Repubblica 3.11.18
Lo studio dello psichiatra Boris Cyrulnik
Le zone del cervello in cui ha sede lo spirito religioso
di Massimo Ammaniti
È
ben noto che la fede religiosa e la spiritualità aiutano lo stato
psichico delle persone che soffrono di depressione e addirittura
potrebbero rallentare l’evoluzione dei tumori. Non si tratta di
un’ipotesi, la conferma sperimentale viene da una ricerca pubblicata
dalla rivista Cancer su un ampio campione di pazienti che presentavano
un tumore. Non è ancora chiaro, tuttavia, come la fede possa influire
sull’evoluzione dei tumori, se aiuti a cambiare l’attitudine psicologica
con cui si affronta la malattia oppure influisca sul funzionamento
neurobiologico e immunitario potenziando le difese.
È un tema
appassionante approfondito da Boris Cyrulnik, psichiatra francese di
origine ebraica, sopravvissuto nella sua infanzia alle persecuzioni
naziste.
Il libro Psicoterapia di Dio (Bollati Boringhieri)
esplora in vari capitoli l’influenza crescente delle religioni nel mondo
occidentale. E questa religiosità riguarda i cristiani, gli ebrei e i
musulmani che vivono un’esperienza totalizzante che incide sulle
pratiche della vita quotidiana e sulla loro visione del mondo. E mentre
la religione ha le proprie cerimonie di culto, la spiritualità indica
spesso un vissuto e un viaggio interiore che non necessita di una
pratica religiosa.
E se tutto questo aiuta a trascendere le
sofferenze della vita quotidiana e raggiungere uno stato di
pacificazione personale, la fede troppo esclusiva può anche generare
intolleranze, violenze e addirittura guerre che hanno segnato la storia
dell’umanità.
L’adesione e l’appartenenza alla religione si
costruisce giorno per giorno fin dall’infanzia, come il linguaggio,
scrive Cyrulnik. Infatti attraverso l’esempio e le sollecitazioni dei
genitori i bambini introiettano la fede che diventa parte integrante
della loro identità. Nel film di Woody Allen Crimini e misfatti il
protagonista, che appartiene a una famiglia ebraica praticante, racconta
che da piccolo i genitori gli ripetevano «Dio ti guarda continuamente
qualsiasi cosa fai»: «Forse per questo — commenta ironicamente — sono
diventato oculista».
Il sentimento religioso si intreccia fin
dall’inizio con l’attaccamento amoroso ai genitori e aiuta a sentirsi
più sicuri. Quando si devono affrontare compiti impegnativi oppure si è
vittime di traumi e avversità, ci si rivolge a Dio con la speranza che
il suo intervento possa essere risolutivo. E anche quando ci si sente
soli e disperati la relazione affettiva con Dio può essere consolatoria,
aiutando a ritrovare la propria sicurezza personale.
Ma il
sentimento religioso non riguarda solo la mente, anche il corpo ne viene
coinvolto. Nelle pratiche religiose i fedeli si inginocchiano e si
stendono a terra, si battono il petto, si muovono ritmicamente col corpo
quasi a rafforzare con un coinvolgimento totale la propria
partecipazione religiosa. Lo stesso cervello viene chiamato in causa
quando ci si rivolge alla religione, soprattutto quando si raggiungono
esperienze di ascesi e di estasi, nelle quali ci si libera del corpo e
ci si avvicina a Dio.
Forse nel libro non viene abbastanza
approfondito il coinvolgimento del cervello nel vissuto religioso,
nonostante negli ultimi anni siano stati pubblicati interessanti studi.

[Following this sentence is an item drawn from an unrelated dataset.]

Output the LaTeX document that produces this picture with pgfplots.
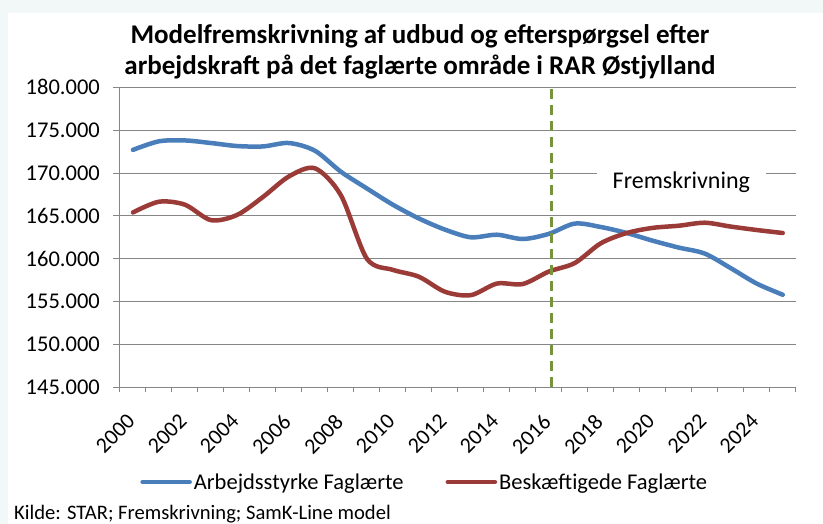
\documentclass[border=0pt]{standalone}
\usepackage{pgfplots}
\pgfplotsset{compat=1.18}
\usepackage{fontspec}
\setmainfont{Carlito}
\definecolor{blueS}{HTML}{4A7EBB}
\definecolor{redS}{HTML}{9B3B38}
\definecolor{greenS}{HTML}{77933C}
\definecolor{gridc}{HTML}{868686}
\definecolor{bgc}{HTML}{F2F8F8}
\newcommand{\tfont}{\fontsize{22.5}{27}\selectfont}
\newcommand{\kfont}{\fontsize{22.5}{27}\selectfont}
\newcommand{\xfont}{\fontsize{22}{26}\selectfont}
\begin{document}
\begin{tikzpicture}[x=1pt,y=1pt]
\useasboundingbox (0,0) rectangle (823,524);
\fill[bgc] (0,0) rectangle (823,524);
\fill[white] (8,0) rectangle (823,511);
\node[anchor=base, font=\fontsize{27}{32}\selectfont\bfseries] at (420,480) {Modelfremskrivning af udbud og efterspørgsel efter};
\node[anchor=base, font=\fontsize{27}{32}\selectfont\bfseries] at (420,449) {arbejdskraft på det faglærte område i RAR Østjylland};
\node[anchor=base west, font=\fontsize{20.6}{24}\selectfont, inner sep=0pt] at (14,4) {Kilde: STAR; Fremskrivning; SamK-Line model};
\begin{axis}[
  at={(120pt,136.7pt)}, anchor=south west,
  scale only axis, width=675.7pt, height=300pt,
  xmin=1999.5, xmax=2025.5, ymin=145, ymax=180,
  axis lines*=left,
  axis line style={draw=gridc, line width=1pt},
  ymajorgrids, grid style={gridc, line width=1pt},
  ytick={145,150,155,160,165,170,175,180},
  yticklabels={145.000,150.000,155.000,160.000,165.000,170.000,175.000,180.000},
  xtick={2000,2002,2004,2006,2008,2010,2012,2014,2016,2018,2020,2022,2024},
  xticklabels={2000,2002,2004,2006,2008,2010,2012,2014,2016,2018,2020,2022,2024},
  minor xtick={1999.5,2000.5,2001.5,2002.5,2003.5,2004.5,2005.5,2006.5,2007.5,2008.5,2009.5,2010.5,2011.5,2012.5,2013.5,2014.5,2015.5,2016.5,2017.5,2018.5,2019.5,2020.5,2021.5,2022.5,2023.5,2024.5,2025.5},
  tick align=outside, major tick length=7pt, minor tick length=5pt,
  tick style={gridc, line width=1pt},
  major x tick style={draw=none},
  x tick label style={rotate=45, anchor=north east, font=\xfont, inner sep=1pt, xshift=-17pt, yshift=-7pt},
  y tick label style={font=\kfont, inner sep=2pt, xshift=-11pt},
  clip=false,
  legend style={at={(rel axis cs:0.451,-0.316)}, anchor=center, draw=none, fill=none,
    legend columns=2, font=\tfont, /tikz/every even column/.append style={column sep=40pt}},
  legend image code/.code={\draw[#1] (0pt,0pt) -- (47pt,0pt);},
]
\addplot[blueS, line width=4.5pt, line cap=round, smooth, tension=0.5] coordinates {
(2000,172.7) (2001,173.7) (2002,173.8) (2003,173.5) (2004,173.15) (2005,173.1)
(2006,173.5) (2007,172.6) (2008,170.15) (2009,168.2) (2010,166.3) (2011,164.7)
(2012,163.4) (2013,162.5) (2014,162.8) (2015,162.3) (2016,162.9) (2017,164.1)
(2018,163.7) (2019,163.0) (2020,162.1) (2021,161.3) (2022,160.6) (2023,158.9)
(2024,157.1) (2025,155.8)};
\addlegendentry{Arbejdsstyrke Faglærte}
\addplot[redS, line width=4.5pt, line cap=round, smooth, tension=0.5] coordinates {
(2000,165.4) (2001,166.65) (2002,166.3) (2003,164.5) (2004,165.1) (2005,167.2)
(2006,169.6) (2007,170.55) (2008,167.4) (2009,160.0) (2010,158.7) (2011,157.9)
(2012,156.15) (2013,155.75) (2014,157.1) (2015,157.05) (2016,158.5) (2017,159.5)
(2018,161.8) (2019,163.0) (2020,163.6) (2021,163.85) (2022,164.2) (2023,163.75)
(2024,163.35) (2025,163.0)};
\addlegendentry{Beskæftigede Faglærte}
\draw[greenS, line width=3pt, dash pattern=on 10pt off 6pt] (axis cs:2016.1,145) -- (axis cs:2016.1,180.4);
\node[fill=white, inner xsep=16pt, inner ysep=4pt, font=\fontsize{24}{28}\selectfont] at (axis cs:2021.1,168.95) {Fremskrivning};
\end{axis}
\end{tikzpicture}
\end{document}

Fra questi una ricerca italiana che ha documentato quali aree cerebrali
vengono attivate quando ci si immerge nella meditazione e si entra in un
mondo trascendente, nel quale si perde il senso del tempo e si
raggiunge una fusione ideale. Non sarebbe una singola area cerebrale che
spiegherebbe la spiritualità, interverrebbero ampie aree cerebrali che
interagiscono fra loro, dalla corteccia frontale a quella parietale e
temporale. Il pregio maggiore del libro consiste nell’affrontare i
significati dell’esperienza religiosa con spirito critico, ma anche
profondamente rispettoso, anche perché le religioni stanno assumendo una
rilevanza sempre più grande nel mondo contemporaneo.